§ **STATED PROBLEM**:
Exactly as written, retype the listing below, omitting the pictures.

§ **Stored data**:

-- Begin --

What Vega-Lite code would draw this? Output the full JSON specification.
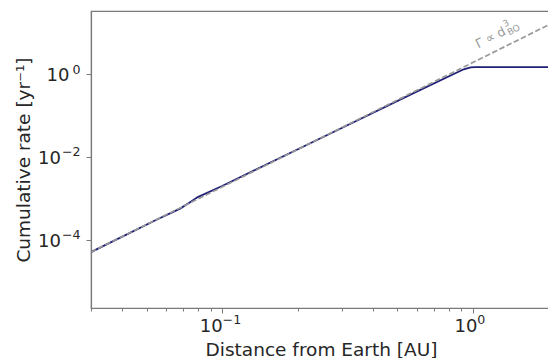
{
  "$schema": "https://vega.github.io/schema/vega-lite/v6.json",
  "width": 460,
  "height": 297,
  "autosize": "none",
  "padding": {"left": 91, "top": 11, "right": 0, "bottom": 50},
  "background": "white",
  "config": {
    "view": {"stroke": "#7a7a7a", "strokeWidth": 1.2},
    "font": "DejaVu Sans",
    "text": {"font": "DejaVu Sans", "color": "#262626"},
    "axis": {
      "labelFont": "DejaVu Sans",
      "titleFont": "DejaVu Sans",
      "titleFontSize": 18.5,
      "titleFontWeight": "normal",
      "titleColor": "#262626",
      "domainColor": "#7a7a7a",
      "domainWidth": 1.2,
      "tickColor": "#7a7a7a",
      "tickWidth": 1,
      "labels": false,
      "grid": false
    }
  },
  "datasets": {
    "rate": [
      {"d": 0.03, "r": 5.1e-5},
      {"d": 0.04, "r": 1.2e-4},
      {"d": 0.055, "r": 3.1e-4},
      {"d": 0.068, "r": 5.7e-4},
      {"d": 0.074, "r": 7.9e-4},
      {"d": 0.08, "r": 1.08e-3},
      {"d": 0.1, "r": 2.0e-3},
      {"d": 0.3, "r": 5.0e-2},
      {"d": 0.6, "r": 0.38},
      {"d": 0.92, "r": 1.3},
      {"d": 0.98, "r": 1.45},
      {"d": 1.02, "r": 1.47},
      {"d": 2.05, "r": 1.47}
    ],
    "fit": [
      {"d": 0.03, "r": 5.1e-5},
      {"d": 2.05, "r": 16.3}
    ],
    "label": [
      {"d": 1.05, "r": 4.1, "main": "Γ ∝ d", "sup": "3", "sub": "BO"}
    ],
    "xticks": [
      {"v": 0.1, "base": "10", "exp": "−1"},
      {"v": 1, "base": "10", "exp": "0"}
    ],
    "yticks": [
      {"v": 1, "base": "10", "exp": "0"},
      {"v": 0.01, "base": "10", "exp": "−2"},
      {"v": 0.0001, "base": "10", "exp": "−4"}
    ]
  },
  "layer": [
    {
      "data": {"name": "rate"},
      "mark": {"type": "line", "color": "#1f1f78", "strokeWidth": 1.8, "clip": true},
      "encoding": {
        "x": {
          "field": "d", "type": "quantitative",
          "scale": {"type": "log", "domain": [0.03, 2.05], "nice": false},
          "axis": {
            "title": "Distance from Earth [AU]",
            "values": [0.03, 0.04, 0.05, 0.06, 0.07, 0.08, 0.09, 0.1, 0.2, 0.3, 0.4, 0.5, 0.6, 0.7, 0.8, 0.9, 1, 2],
            "tickSize": {"condition": {"test": "datum.value == 0.1 || datum.value == 1", "value": 5}, "value": 3},
            "titleBaseline": "alphabetic",
            "titleY": 47,
            "titleX": 230
          }
        },
        "y": {
          "field": "r", "type": "quantitative",
          "scale": {"type": "log", "domain": [2.29e-6, 33], "nice": false},
          "axis": {
            "title": "Cumulative rate [yr⁻¹]",
            "values": [0.0001, 0.01, 1],
            "tickSize": 5,
            "titleBaseline": "alphabetic",
            "titleX": -62,
            "titleY": 148.5
          }
        }
      }
    },
    {
      "data": {"name": "fit"},
      "mark": {"type": "line", "color": "#999999", "strokeWidth": 1.7, "strokeDash": [5.5, 2.5], "clip": true},
      "encoding": {
        "x": {"field": "d", "type": "quantitative"},
        "y": {"field": "r", "type": "quantitative"}
      }
    },
    {
      "data": {"name": "label"},
      "mark": {"type": "text", "color": "#999999", "fontSize": 12.5, "angle": 333, "align": "left", "baseline": "alphabetic"},
      "encoding": {
        "x": {"field": "d", "type": "quantitative"},
        "y": {"field": "r", "type": "quantitative"},
        "text": {"field": "main"}
      }
    },
    {
      "data": {"name": "label"},
      "mark": {"type": "text", "color": "#999999", "fontSize": 9, "angle": 333, "align": "left", "baseline": "alphabetic", "dx": 33.5, "dy": -7},
      "encoding": {
        "x": {"field": "d", "type": "quantitative"},
        "y": {"field": "r", "type": "quantitative"},
        "text": {"field": "sup"}
      }
    },
    {
      "data": {"name": "label"},
      "mark": {"type": "text", "color": "#999999", "fontSize": 9, "angle": 333, "align": "left", "baseline": "alphabetic", "dx": 33.5, "dy": 2.5},
      "encoding": {
        "x": {"field": "d", "type": "quantitative"},
        "y": {"field": "r", "type": "quantitative"},
        "text": {"field": "sub"}
      }
    },
    {
      "data": {"name": "xticks"},
      "transform": [{"filter": "datum.v == 0.1"}],
      "mark": {"type": "text", "fontSize": 18, "align": "right", "baseline": "alphabetic", "dx": 0.5, "dy": 23.7},
      "encoding": {
        "x": {"field": "v", "type": "quantitative"},
        "y": {"datum": 2.29e-6, "type": "quantitative"},
        "text": {"field": "base"}
      }
    },
    {
      "data": {"name": "xticks"},
      "transform": [{"filter": "datum.v == 0.1"}],
      "mark": {"type": "text", "fontSize": 12.6, "align": "left", "baseline": "alphabetic", "dx": 0.5, "dy": 16},
      "encoding": {
        "x": {"field": "v", "type": "quantitative"},
        "y": {"datum": 2.29e-6, "type": "quantitative"},
        "text": {"field": "exp"}
      }
    },
    {
      "data": {"name": "xticks"},
      "transform": [{"filter": "datum.v == 1"}],
      "mark": {"type": "text", "fontSize": 18, "align": "right", "baseline": "alphabetic", "dx": 4.5, "dy": 23.7},
      "encoding": {
        "x": {"field": "v", "type": "quantitative"},
        "y": {"datum": 2.29e-6, "type": "quantitative"},
        "text": {"field": "base"}
      }
    },
    {
      "data": {"name": "xticks"},
      "transform": [{"filter": "datum.v == 1"}],
      "mark": {"type": "text", "fontSize": 12.6, "align": "left", "baseline": "alphabetic", "dx": 4.5, "dy": 16},
      "encoding": {
        "x": {"field": "v", "type": "quantitative"},
        "y": {"datum": 2.29e-6, "type": "quantitative"},
        "text": {"field": "exp"}
      }
    },
    {
      "data": {"name": "yticks"},
      "mark": {"type": "text", "fontSize": 12.6, "align": "right", "baseline": "alphabetic", "dx": -10.5, "dy": -0.5},
      "encoding": {
        "y": {"field": "v", "type": "quantitative"},
        "x": {"datum": 0.03, "type": "quantitative"},
        "text": {"field": "exp"}
      }
    },
    {
      "data": {"name": "yticks"},
      "transform": [{"filter": "datum.v == 1"}],
      "mark": {"type": "text", "fontSize": 18, "align": "right", "baseline": "alphabetic", "dx": -21.5, "dy": 6.7},
      "encoding": {
        "y": {"field": "v", "type": "quantitative"},
        "x": {"datum": 0.03, "type": "quantitative"},
        "text": {"field": "base"}
      }
    },
    {
      "data": {"name": "yticks"},
      "transform": [{"filter": "datum.v != 1"}],
      "mark": {"type": "text", "fontSize": 18, "align": "right", "baseline": "alphabetic", "dx": -30, "dy": 6.7},
      "encoding": {
        "y": {"field": "v", "type": "quantitative"},
        "x": {"datum": 0.03, "type": "quantitative"},
        "text": {"field": "base"}
      }
    }
  ]
}
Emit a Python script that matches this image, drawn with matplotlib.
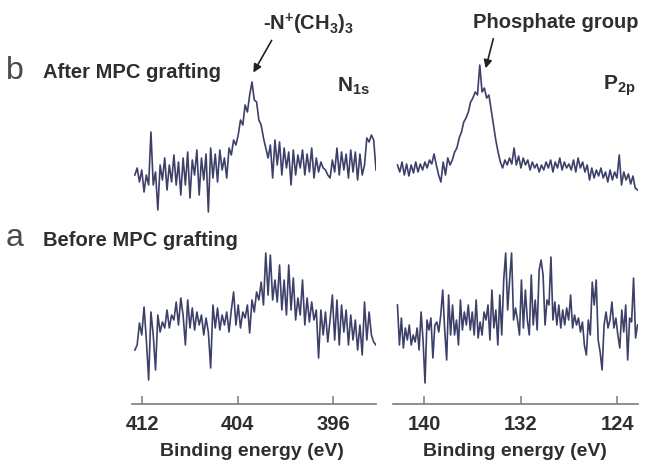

-- End --

§ **OUTPUT OF THE TASK**:
What Vega-Lite code would draw this? Output the full JSON specification.
{
  "$schema": "https://vega.github.io/schema/vega-lite/v6.json",
  "width": 460,
  "height": 297,
  "autosize": "none",
  "padding": {"left": 91, "top": 11, "right": 0, "bottom": 50},
  "background": "white",
  "config": {
    "view": {"stroke": "#7a7a7a", "strokeWidth": 1.2},
    "font": "DejaVu Sans",
    "text": {"font": "DejaVu Sans", "color": "#262626"},
    "axis": {
      "labelFont": "DejaVu Sans",
      "titleFont": "DejaVu Sans",
      "titleFontSize": 18.5,
      "titleFontWeight": "normal",
      "titleColor": "#262626",
      "domainColor": "#7a7a7a",
      "domainWidth": 1.2,
      "tickColor": "#7a7a7a",
      "tickWidth": 1,
      "labels": false,
      "grid": false
    }
  },
  "datasets": {
    "rate": [
      {"d": 0.03, "r": 5.1e-5},
      {"d": 0.04, "r": 1.2e-4},
      {"d": 0.055, "r": 3.1e-4},
      {"d": 0.068, "r": 5.7e-4},
      {"d": 0.074, "r": 7.9e-4},
      {"d": 0.08, "r": 1.08e-3},
      {"d": 0.1, "r": 2.0e-3},
      {"d": 0.3, "r": 5.0e-2},
      {"d": 0.6, "r": 0.38},
      {"d": 0.92, "r": 1.3},
      {"d": 0.98, "r": 1.45},
      {"d": 1.02, "r": 1.47},
      {"d": 2.05, "r": 1.47}
    ],
    "fit": [
      {"d": 0.03, "r": 5.1e-5},
      {"d": 2.05, "r": 16.3}
    ],
    "label": [
      {"d": 1.05, "r": 4.1, "main": "Γ ∝ d", "sup": "3", "sub": "BO"}
    ],
    "xticks": [
      {"v": 0.1, "base": "10", "exp": "−1"},
      {"v": 1, "base": "10", "exp": "0"}
    ],
    "yticks": [
      {"v": 1, "base": "10", "exp": "0"},
      {"v": 0.01, "base": "10", "exp": "−2"},
      {"v": 0.0001, "base": "10", "exp": "−4"}
    ]
  },
  "layer": [
    {
      "data": {"name": "rate"},
      "mark": {"type": "line", "color": "#1f1f78", "strokeWidth": 1.8, "clip": true},
      "encoding": {
        "x": {
          "field": "d", "type": "quantitative",
          "scale": {"type": "log", "domain": [0.03, 2.05], "nice": false},
          "axis": {
            "title": "Distance from Earth [AU]",
            "values": [0.03, 0.04, 0.05, 0.06, 0.07, 0.08, 0.09, 0.1, 0.2, 0.3, 0.4, 0.5, 0.6, 0.7, 0.8, 0.9, 1, 2],
            "tickSize": {"condition": {"test": "datum.value == 0.1 || datum.value == 1", "value": 5}, "value": 3},
            "titleBaseline": "alphabetic",
            "titleY": 47,
            "titleX": 230
          }
        },
        "y": {
          "field": "r", "type": "quantitative",
          "scale": {"type": "log", "domain": [2.29e-6, 33], "nice": false},
          "axis": {
            "title": "Cumulative rate [yr⁻¹]",
            "values": [0.0001, 0.01, 1],
            "tickSize": 5,
            "titleBaseline": "alphabetic",
            "titleX": -62,
            "titleY": 148.5
          }
        }
      }
    },
    {
      "data": {"name": "fit"},
      "mark": {"type": "line", "color": "#999999", "strokeWidth": 1.7, "strokeDash": [5.5, 2.5], "clip": true},
      "encoding": {
        "x": {"field": "d", "type": "quantitative"},
        "y": {"field": "r", "type": "quantitative"}
      }
    },
    {
      "data": {"name": "label"},
      "mark": {"type": "text", "color": "#999999", "fontSize": 12.5, "angle": 333, "align": "left", "baseline": "alphabetic"},
      "encoding": {
        "x": {"field": "d", "type": "quantitative"},
        "y": {"field": "r", "type": "quantitative"},
        "text": {"field": "main"}
      }
    },
    {
      "data": {"name": "label"},
      "mark": {"type": "text", "color": "#999999", "fontSize": 9, "angle": 333, "align": "left", "baseline": "alphabetic", "dx": 33.5, "dy": -7},
      "encoding": {
        "x": {"field": "d", "type": "quantitative"},
        "y": {"field": "r", "type": "quantitative"},
        "text": {"field": "sup"}
      }
    },
    {
      "data": {"name": "label"},
      "mark": {"type": "text", "color": "#999999", "fontSize": 9, "angle": 333, "align": "left", "baseline": "alphabetic", "dx": 33.5, "dy": 2.5},
      "encoding": {
        "x": {"field": "d", "type": "quantitative"},
        "y": {"field": "r", "type": "quantitative"},
        "text": {"field": "sub"}
      }
    },
    {
      "data": {"name": "xticks"},
      "transform": [{"filter": "datum.v == 0.1"}],
      "mark": {"type": "text", "fontSize": 18, "align": "right", "baseline": "alphabetic", "dx": 0.5, "dy": 23.7},
      "encoding": {
        "x": {"field": "v", "type": "quantitative"},
        "y": {"datum": 2.29e-6, "type": "quantitative"},
        "text": {"field": "base"}
      }
    },
    {
      "data": {"name": "xticks"},
      "transform": [{"filter": "datum.v == 0.1"}],
      "mark": {"type": "text", "fontSize": 12.6, "align": "left", "baseline": "alphabetic", "dx": 0.5, "dy": 16},
      "encoding": {
        "x": {"field": "v", "type": "quantitative"},
        "y": {"datum": 2.29e-6, "type": "quantitative"},
        "text": {"field": "exp"}
      }
    },
    {
      "data": {"name": "xticks"},
      "transform": [{"filter": "datum.v == 1"}],
      "mark": {"type": "text", "fontSize": 18, "align": "right", "baseline": "alphabetic", "dx": 4.5, "dy": 23.7},
      "encoding": {
        "x": {"field": "v", "type": "quantitative"},
        "y": {"datum": 2.29e-6, "type": "quantitative"},
        "text": {"field": "base"}
      }
    },
    {
      "data": {"name": "xticks"},
      "transform": [{"filter": "datum.v == 1"}],
      "mark": {"type": "text", "fontSize": 12.6, "align": "left", "baseline": "alphabetic", "dx": 4.5, "dy": 16},
      "encoding": {
        "x": {"field": "v", "type": "quantitative"},
        "y": {"datum": 2.29e-6, "type": "quantitative"},
        "text": {"field": "exp"}
      }
    },
    {
      "data": {"name": "yticks"},
      "mark": {"type": "text", "fontSize": 12.6, "align": "right", "baseline": "alphabetic", "dx": -10.5, "dy": -0.5},
      "encoding": {
        "y": {"field": "v", "type": "quantitative"},
        "x": {"datum": 0.03, "type": "quantitative"},
        "text": {"field": "exp"}
      }
    },
    {
      "data": {"name": "yticks"},
      "transform": [{"filter": "datum.v == 1"}],
      "mark": {"type": "text", "fontSize": 18, "align": "right", "baseline": "alphabetic", "dx": -21.5, "dy": 6.7},
      "encoding": {
        "y": {"field": "v", "type": "quantitative"},
        "x": {"datum": 0.03, "type": "quantitative"},
        "text": {"field": "base"}
      }
    },
    {
      "data": {"name": "yticks"},
      "transform": [{"filter": "datum.v != 1"}],
      "mark": {"type": "text", "fontSize": 18, "align": "right", "baseline": "alphabetic", "dx": -30, "dy": 6.7},
      "encoding": {
        "y": {"field": "v", "type": "quantitative"},
        "x": {"datum": 0.03, "type": "quantitative"},
        "text": {"field": "base"}
      }
    }
  ]
}
Emit a Python script that matches this image, drawn with matplotlib.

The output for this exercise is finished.